Kanzlerkandidatin ist ehrlich beim Klimaschutz

Zugutehalten muss man Annalena Baerbock, dass sie, anders als ihre beiden Mitbewerber Laschet und Scholz den Menschen reinen Wein einschenkt, dass mehr Klimaschutz nicht zum Nulltarif zu haben ist und uns wahrscheinlich an vielen Stellen eine Veränderung unserer derzeitigen Lebensweise abverlangen wird. So wird die Erhöhung des CO-2-Preises natürlich an der Zapfsäule vor allem die Pendler treffen.

Kurzstreckentrips per Flugzeug von Berlin nach München oder Köln werden auf Dauer bei einer Besteuerung des Kerosins kaum noch sinnvoll sein, weil sie dann deutlich mehr kosten als bisher, und die Schiene die klimafreundlichere Alternative ist. Außenpolitisch fährt Baerbock einen deutlich radikaleren Kurs gegenüber Russland und China als die bisherige Regierung und könnte da schnell bei der Wirtschaft auf Widerstand stoßen.

Landet Annalena Baerbock auf der Regierungs- oder Oppositionsbank?

Auf einen Sieg kann Baerbock nach den derzeitigen Umfragewerten kaum noch hoffen. Grün-Rot-Rot ist weit von einer Mehrheit entfernt. Jetzt muss es ihr wenigstens gelingen, den Rückstand zur Union wieder so zu verringern, dass es für eine schwarz-grüne Zweierkoalition reicht oder die Union gegen die Grünen keine Regierung bilden kann.

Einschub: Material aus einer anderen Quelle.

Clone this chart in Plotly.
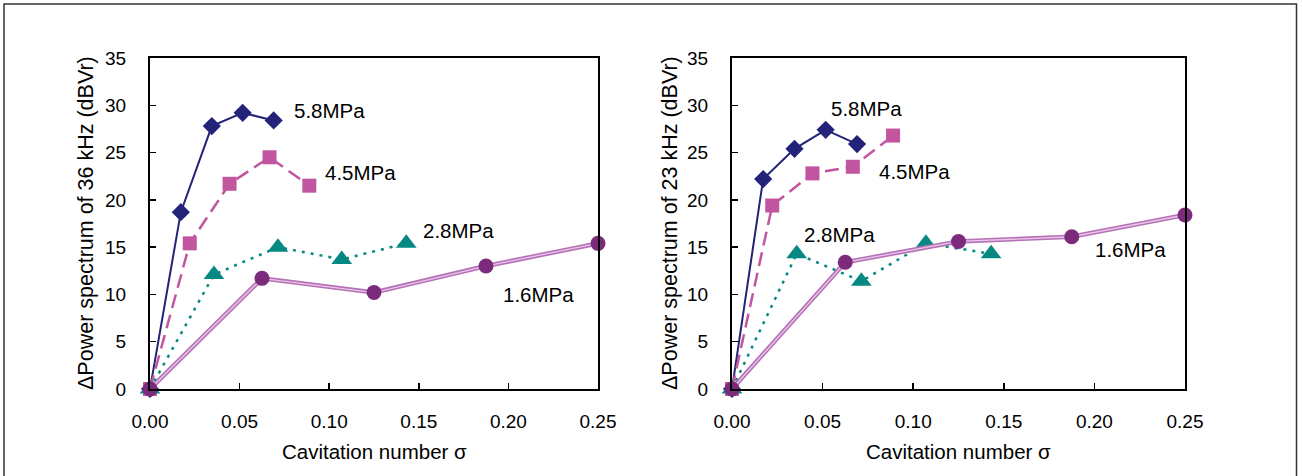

Für Baerbocks Partei wäre es eine große Enttäuschung, wenn man wieder nur auf den Oppositionsbänken landet, obwohl man in den vergangenen Jahren schon so fürs Regieren im Bund geübt hat. Immerhin ist man in vielen Landesregierungen vertreten. In der Corona-Pandemie stand man oft an der Seite der Großen Koalition. Noch könnte es für die Plätze auf der Regierungsbank im Bundestag nicht zu spät sein.